Ничто так не отличает нашу жизнь сегодняшнюю от жизни советской, как появившийся мир luxury. Это слово означает роскошь.
Роскошь в обычном восприятии ассоциируется с недостижимой роскошью царских дворцов. Я спросил у Маши Шаумян из Mercury, есть ли у них удобный термин для того, что продают в Барвихе. Она ответила: товары категории или группы люкс. Многословно и пошло. Звучит почти как «элитное жилье в Гольянове». Я предлагаю пока за неимением адекватного термина в русском языке пользоваться понятным для большинства читателей Icons термином английским – luxury. Неопределенности термина связаны еще и с тем, что все понимают, что такое роскошь, но согласия в том, что именно имеется в виду, нет. Роскошь для одних – для других таковой не является. Несмотря на две мировые войны, XX век подарил Европе больше всего мирных дней. Выяснилось, что мир и покой – самое благоприятное время для рождения luxury. А если добавить эмансипацию женщин, демократизацию и равенство в правах, глобализацию с распространением потребительских и имиджевых ценностей и схожих культурных предпочтений, то понятно, почему производство и продажа luxury превратились в многомиллиардный бизнес. Целевой аудиторией luxury являются богатые граждане с доходом в миллион долларов в год. Они обозначаются аббревиатурой HNWI – High Net Worth Individual, до кризиса в мире их насчитывалось 9,5 млн. человек. 61% таких богатеев старше 56 лет. В России «форбсы» молоды, как и их окружение, молод и ненасытен и их спрос на luxury. При этом высокая цена является главной всеобщей характеристикой luxury. Также важны уникальность, выдающееся качество, красота товара, техническая сложность и продвинутость, ассоциация с именами и историей. В Японии, кстати, на первом месте – престиж. Поэтому 60% молодых женщин в Токио носят одни и те же сумки Louis Vuitton с монограммой и счастливы. Потому что для них luxury – объединяющий эмоциональный элемент счастья.

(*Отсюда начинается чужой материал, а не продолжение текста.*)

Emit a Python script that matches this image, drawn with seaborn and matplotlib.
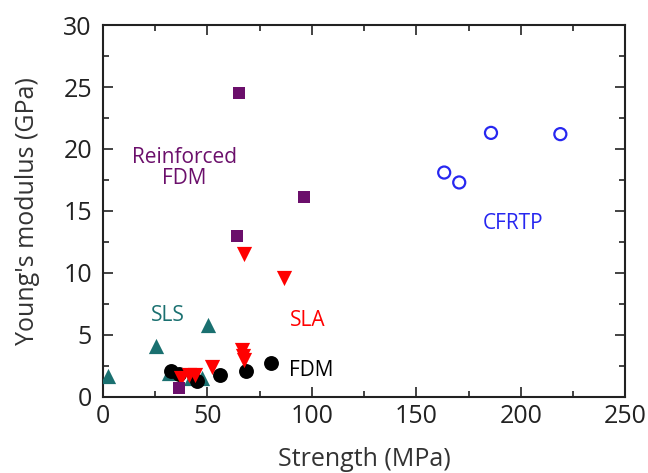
import matplotlib
matplotlib.use("Agg")
import matplotlib.pyplot as plt
import seaborn as sns
import pandas as pd
from matplotlib.ticker import MultipleLocator

sns.set_theme(style="ticks")
plt.rcParams['font.family'] = ['Open Sans', 'DejaVu Sans']

# Data (strength MPa, modulus GPa)
fdm_x = [32.5, 36.5, 45.0, 56.0, 68.3, 80.5]
fdm_y = [2.1, 1.85, 1.3, 1.8, 2.1, 2.7]
sla_x = [37.2, 41.0, 44.0, 52.2, 66.5, 67.0, 67.3, 67.5, 86.7]
sla_y = [1.5, 1.8, 1.75, 2.4, 3.8, 3.3, 3.0, 11.5, 9.6]
sls_x = [2.3, 31.5, 25.4, 42.0, 47.4, 50.3]
sls_y = [1.7, 1.9, 4.1, 1.5, 1.5, 5.8]
rfdm_x = [36.4, 64.3, 65.3, 96.0]
rfdm_y = [0.75, 13.0, 24.5, 16.1]
cfrtp_x = [163.3, 170.5, 185.7, 218.9]
cfrtp_y = [18.1, 17.3, 21.3, 21.2]

labels = ["Reinforced\nFDM", "CFRTP", "SLS", "SLA", "FDM"]

teal = "#1a7070"
purple = "#6b0f6b"
red = "#ff0000"
blue = "#2727f0"

fig = plt.figure(figsize=(6.48, 4.73), dpi=100)
ax = fig.add_axes([0.159, 0.161, 0.806, 0.786])

sns.scatterplot(x=sls_x, y=sls_y, ax=ax, marker="^", color=teal, s=120, linewidth=0, zorder=3)
sns.scatterplot(x=fdm_x, y=fdm_y, ax=ax, marker="o", color="black", s=115, linewidth=0, zorder=3)
sns.scatterplot(x=sla_x, y=sla_y, ax=ax, marker="v", color=red, s=120, linewidth=0, zorder=4)
sns.scatterplot(x=rfdm_x, y=rfdm_y, ax=ax, marker="s", color=purple, s=85, linewidth=0, zorder=5)
sns.scatterplot(x=cfrtp_x, y=cfrtp_y, ax=ax, marker="o", facecolor="none", edgecolor=blue, s=75, linewidth=1.6, zorder=3)

fs = 15
ax.text(39, 18.5, labels[0], color=purple, fontsize=fs, ha="center", va="center", linespacing=1.0)
ax.text(196.5, 14.0, labels[1], color=blue, fontsize=fs, ha="center", va="center")
ax.text(30.8, 6.6, labels[2], color=teal, fontsize=fs, ha="center", va="center")
ax.text(98.0, 6.2, labels[3], color=red, fontsize=fs, ha="center", va="center")
ax.text(99.6, 2.1, labels[4], color="black", fontsize=fs, ha="center", va="center")

ax.set_xlim(0, 250)
ax.set_ylim(0, 30)
ax.xaxis.set_major_locator(MultipleLocator(50))
ax.xaxis.set_minor_locator(MultipleLocator(25))
ax.yaxis.set_major_locator(MultipleLocator(5))
ax.yaxis.set_minor_locator(MultipleLocator(2.5))
ax.tick_params(which="both", direction="in", top=True, right=True, color="#222222", width=1.2)
ax.tick_params(which="major", length=7, labelsize=18, labelcolor="#222222")
ax.tick_params(axis="y", which="major", pad=8)
ax.tick_params(axis="x", which="major", pad=5)
ax.tick_params(which="minor", length=4)
for sp in ax.spines.values():
    sp.set_linewidth(1.5)
    sp.set_color("#222222")
    sp.set_visible(True)

ax.set_xlabel("Strength (MPa)", fontsize=18, color="#333333", labelpad=13)
ax.set_ylabel("Young's modulus (GPa)", fontsize=18, color="#333333", labelpad=17)

fig.savefig("out.png", dpi=100)
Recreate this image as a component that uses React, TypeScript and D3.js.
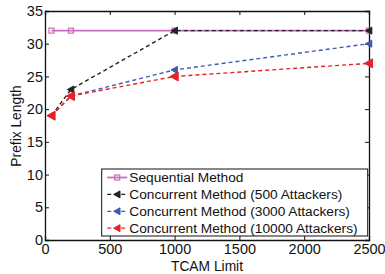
import React, { useEffect, useRef } from "react";
import * as d3 from "d3";

const tcam = [50, 200, 1000, 2500];
const sequential = [32, 32, 32, 32];
const att500 = [19, 23, 32, 32];
const att3000 = [19, 22, 26, 30];
const att10000 = [19, 22, 25, 27];
const xTicks = [0, 500, 1000, 1500, 2000, 2500];
const yTicks = [0, 5, 10, 15, 20, 25, 30, 35];

const series = [
  { name: "Sequential Method", values: sequential, color: "#c86cc0", dash: null, marker: "square" },
  { name: "Concurrent Method (500 Attackers)", values: att500, color: "#222222", dash: "4,3", marker: "tri" },
  { name: "Concurrent Method (3000 Attackers)", values: att3000, color: "#3d5bb5", dash: "4,3", marker: "tri" },
  { name: "Concurrent Method (10000 Attackers)", values: att10000, color: "#e52228", dash: "4,3", marker: "tri" },
];

const App = () => {
  const ref = useRef<SVGSVGElement>(null);

  useEffect(() => {
    document.body.style.margin = "0";
    const W = 385, H = 274;
    const margin = { top: 11, right: 16, bottom: 34, left: 45 };
    const width = W - margin.left - margin.right;
    const height = H - margin.top - margin.bottom;

    const root = d3.select(ref.current);
    root.selectAll("*").remove();
    const svg = root
      .append("g")
      .attr("transform", `translate(${margin.left},${margin.top})`)
      .style("font-family", "'Liberation Sans', Arial, sans-serif");

    const x = d3.scaleLinear().domain([0, 2500]).range([0, width]);
    const y = d3.scaleLinear().domain([0, 35]).range([height, 0]);

    // axes, ticks pointing in
    const bottom = svg.append("g").attr("transform", `translate(0,${height})`)
      .call(d3.axisBottom(x).tickValues(xTicks).tickSize(-4).tickPadding(4).tickFormat(d3.format("d")));
    const top = svg.append("g")
      .call(d3.axisTop(x).tickValues(xTicks).tickSize(-4).tickFormat(() => ""));
    const left = svg.append("g")
      .call(d3.axisLeft(y).tickValues(yTicks).tickSize(-4).tickPadding(2));
    const right = svg.append("g").attr("transform", `translate(${width},0)`)
      .call(d3.axisRight(y).tickValues(yTicks).tickSize(-4).tickFormat(() => ""));
    [bottom, top, left, right].forEach((g) => {
      g.select(".domain").attr("stroke", "#111").attr("stroke-width", 1.3);
      g.selectAll(".tick line").attr("stroke", "#111");
      g.selectAll("text").attr("font-size", 14.5).attr("fill", "#111").style("font-family", "'Liberation Sans', Arial, sans-serif");
    });

    svg.append("text")
      .attr("x", width / 2).attr("y", height + 31)
      .attr("text-anchor", "middle").attr("font-size", 13.8).attr("fill", "#111")
      .text("TCAM Limit");
    svg.append("text")
      .attr("transform", `translate(${-24},${115}) rotate(-90)`)
      .attr("text-anchor", "middle").attr("font-size", 13.8).attr("fill", "#111")
      .text("Prefix Length");

    const line = d3.line<number>().x((d, i) => x(tcam[i])).y((d) => y(d));

    const drawMarker = (g: any, cx: number, cy: number, s: any, big: boolean) => {
      if (s.marker === "square") {
        g.append("rect").attr("x", cx - 2.5).attr("y", cy - 2.5).attr("width", 5).attr("height", 5)
          .attr("fill", "none").attr("stroke", s.color).attr("stroke-width", 1.2);
      } else {
        const r = big ? 4.5 : 3.5;
        g.append("path")
          .attr("d", `M${cx - r},${cy} L${cx + r * 0.8},${cy - r} L${cx + r * 0.8},${cy + r} Z`)
          .attr("fill", s.color).attr("stroke", s.color).attr("stroke-width", 1);
      }
    };

    series.forEach((s) => {
      svg.append("path").datum(s.values)
        .attr("fill", "none").attr("stroke", s.color).attr("stroke-width", s.dash ? 1.4 : 1.8)
        .attr("stroke-dasharray", s.dash ?? null)
        .attr("d", line);
      s.values.forEach((v, i) => drawMarker(svg, x(tcam[i]), y(v), s, s.name.includes("10000")));
    });

    // legend
    const lx = 56.7, ly = 158;
    const lg = svg.append("g").attr("transform", `translate(${lx},${ly})`);
    lg.append("rect").attr("width", 266).attr("height", 67)
      .attr("fill", "white").attr("stroke", "#111").attr("stroke-width", 1);
    series.forEach((s, i) => {
      const ry = 8.5 + i * 16.9;
      lg.append("line").attr("x1", 5.5).attr("x2", 25.5).attr("y1", ry).attr("y2", ry)
        .attr("stroke", s.color).attr("stroke-width", s.dash ? 1.3 : 1.8).attr("stroke-dasharray", s.dash ?? null);
      drawMarker(lg, 15.5, ry, s, false);
      lg.append("text").attr("x", 27.6).attr("y", ry).attr("dy", "0.35em")
        .attr("font-size", 13.7).attr("fill", "#111").text(s.name);
    });
  }, []);

  return <svg ref={ref} width={385} height={274} style={{ display: "block" }} />;
};

export default App;
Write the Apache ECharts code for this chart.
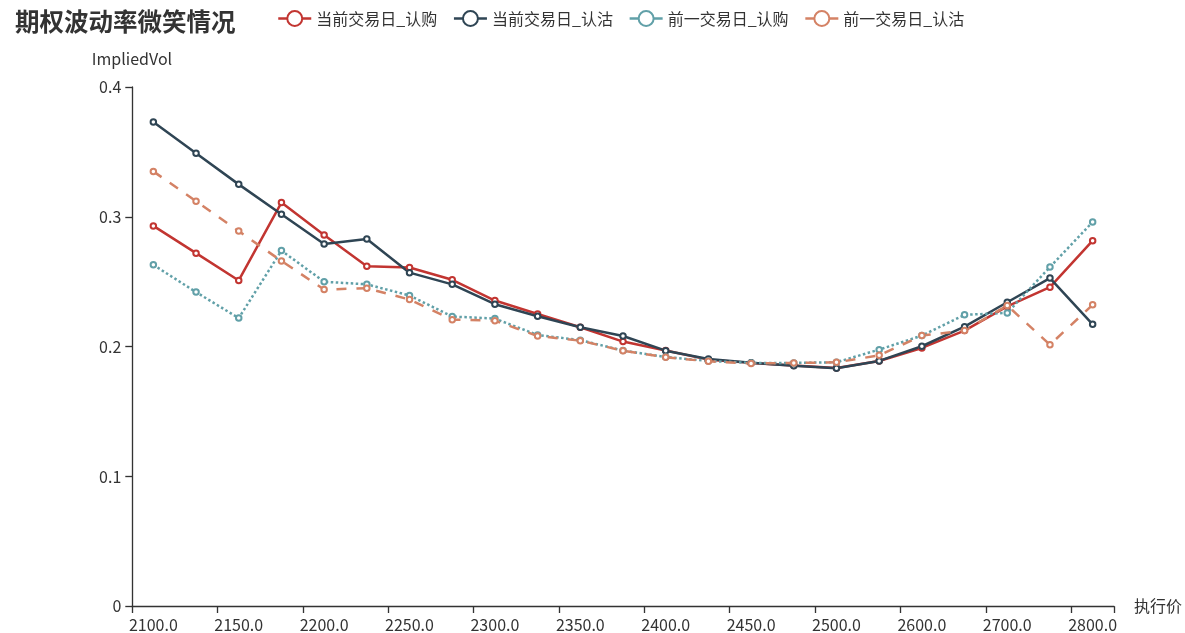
<!DOCTYPE html>
<html>
<head>
<meta charset="utf-8">
<title>期权波动率微笑情况</title>
<script src="https://cdn.jsdelivr.net/npm/echarts@6/dist/echarts.min.js"></script>
<style>
  html, body { margin: 0; padding: 0; background: #fff; }
  #chart { width: 1185px; height: 633px; }
</style>
</head>
<body>
<div id="chart"></div>
<script>
// Strike prices (category axis)
const strikes = ['2100.0','2125.0','2150.0','2175.0','2200.0','2225.0','2250.0','2275.0','2300.0','2325.0','2350.0','2375.0','2400.0','2425.0','2450.0','2475.0','2500.0','2550.0','2600.0','2650.0','2700.0','2750.0','2800.0'];

// Implied volatility by strike
const curCall = [0.293,0.272,0.251,0.311,0.286,0.262,0.261,0.2515,0.2355,0.2252,0.2149,0.2039,0.197,0.190,0.1875,0.1855,0.1835,0.189,0.199,0.2124,0.231,0.2458,0.2816];
const curPut  = [0.373,0.349,0.325,0.302,0.279,0.283,0.257,0.248,0.2327,0.2234,0.2149,0.2082,0.1969,0.1905,0.1876,0.1853,0.1833,0.189,0.2003,0.2154,0.2342,0.2528,0.2172];
const prevCall = [0.263,0.242,0.222,0.274,0.250,0.248,0.2394,0.2232,0.2216,0.209,0.205,0.197,0.192,0.189,0.1875,0.1875,0.188,0.1977,0.2085,0.2245,0.226,0.2613,0.296];
const prevPut  = [0.335,0.312,0.289,0.266,0.244,0.245,0.2363,0.2208,0.220,0.2082,0.2046,0.1969,0.1918,0.1887,0.1871,0.1874,0.1879,0.1933,0.2085,0.2124,0.2317,0.2015,0.2322];

const seriesNames = ['当前交易日_认购','当前交易日_认沽','前一交易日_认购','前一交易日_认沽'];
const colors = ['#c23531','#2f4554','#61a0a8','#d48265'];
const yTicks = [0, 0.1, 0.2, 0.3, 0.4];

const font = '"Noto Sans CJK SC", "Noto Sans", sans-serif';
const lw = 2.5;

function lineSeries(name, data, color, dash) {
  return {
    name: name,
    type: 'line',
    data: data,
    symbol: 'emptyCircle',
    symbolSize: 5.5,
    showSymbol: true,
    color: color,
    itemStyle: { color: color, borderWidth: 1.5 },
    lineStyle: { width: lw, color: color, type: dash || 'solid' },
    emphasis: { disabled: true },
    animation: false
  };
}

const chart = echarts.init(document.getElementById('chart'), null, { renderer: 'canvas' });
chart.setOption({
  backgroundColor: '#fff',
  textStyle: { fontFamily: font },
  color: colors,
  title: {
    text: '期权波动率微笑情况',
    left: 15,
    top: 9,
    padding: 0,
    textStyle: { fontSize: 24.5, fontWeight: 'bold', color: '#333', fontFamily: font }
  },
  legend: {
    data: seriesNames,
    left: 277,
    top: 10,
    padding: 0,
    itemWidth: 33,
    itemHeight: 18.7,
    itemGap: 15.5,
    textStyle: { fontSize: 16, color: '#333', fontFamily: font },
    lineStyle: { type: 'solid', width: lw }
  },
  grid: { left: 132, right: 69, top: 87, bottom: 26.5 },
  xAxis: {
    type: 'category',
    data: strikes,
    boundaryGap: true,
    name: '执行价',
    nameGap: 20,
    nameTextStyle: { fontSize: 16, color: '#333', fontFamily: font },
    axisLine: { show: true, lineStyle: { color: '#333', width: 1.33 } },
    axisTick: { show: true, length: 6.7, interval: 1, lineStyle: { color: '#333', width: 1.33 } },
    axisLabel: { interval: 1, fontSize: 16, color: '#333', margin: 10.7, fontFamily: font },
    splitLine: { show: false }
  },
  yAxis: {
    type: 'value',
    name: 'ImpliedVol',
    nameGap: 20,
    nameTextStyle: { fontSize: 16, color: '#333', fontFamily: font },
    min: yTicks[0],
    max: yTicks[yTicks.length - 1],
    interval: 0.1,
    axisLine: { show: true, lineStyle: { color: '#333', width: 1.33 } },
    axisTick: { show: true, length: 6.7, lineStyle: { color: '#333', width: 1.33 } },
    axisLabel: { fontSize: 16, color: '#333', margin: 10.7, fontFamily: font },
    splitLine: { show: false }
  },
  series: [
    lineSeries(seriesNames[0], curCall, colors[0]),
    lineSeries(seriesNames[1], curPut, colors[1]),
    lineSeries(seriesNames[2], prevCall, colors[2], [2.5, 2.5]),
    lineSeries(seriesNames[3], prevPut, colors[3], [10, 10])
  ]
});
</script>
</body>
</html>
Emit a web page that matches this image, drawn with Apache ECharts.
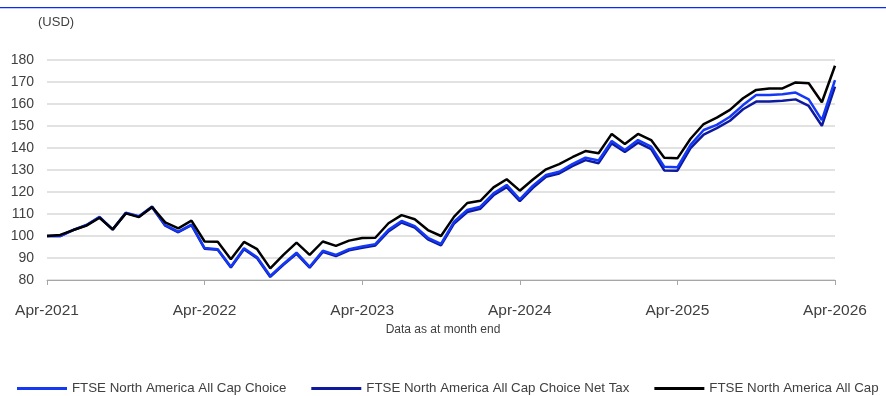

Наши богатые, наоборот, в мире luxury видят способ отличиться от других богатых. Поэтому так высока в России доля лимитированных, номерных и эксклюзивных коллекций товаров. Часы, машины и сумки желательно иметь в одном экземпляре, чтобы на Рублевке все шеи свернули, а жены шептали мужьям на ухо: «Я такую же хочу». И знать твердо: такого больше нет. Это эмоциональное измерение luxury производители не игнорируют. Они о нем знают, его провоцируют, эксплуатируют. Именно поэтому в мире luxury не работают законы маркетинга, изложенные в классических учебниках. Рост спроса не сопровождается здесь ростом предложения. Как ждал, так и будешь ждать Birkin от Hermes два года. А растущая цена не отпугивает покупателей, даже наоборот – теперь-то уж точно надо иметь такую же вещь, но дороже. Два мотива обладания роскошными товарами: я – единственный, у кого это есть, и моя покупка исключает других – присущи нашим миллиардерам. И картины они покупают, чтобы исключить других. Важная вещь, которую надо понимать про мир luxury, – бренды между собой не сравниваются, как не сравниваются религии. Это то, что отличает их от всех других товаров. Luxury не позиционируется по отношению к другим товарам этой группы, являясь выражением собственного вкуса, креативной идентификацией личности. Как публичная декларация: я – такой! Многие предметы luxury являются произведениями искусства, совершенными по форме и исполнению. И даже то, что все эти вещи созданы на продажу, не умаляет их достоинства. Как и произведения искусства, с годами многие из них набирают потенциал остаться в вечности. Особенно тогда, когда к их изготовлению привлекаются люди искусства. Ведь искусство – эстетический гарант роскоши. Мне нравится в luxury то, что билет в этот мир – билет в один конец. Единожды прикоснувшись к миру этих удивительных вещей, люди его не покидают. Они затянут потуже пояса в лихие годы, но сумочку Kelly продавать не станут. Да и Bentley в гараже постоит. Пока я поезжу на велосипеде, призывая всех бороться за экологию и чистоту окружающего нас мира.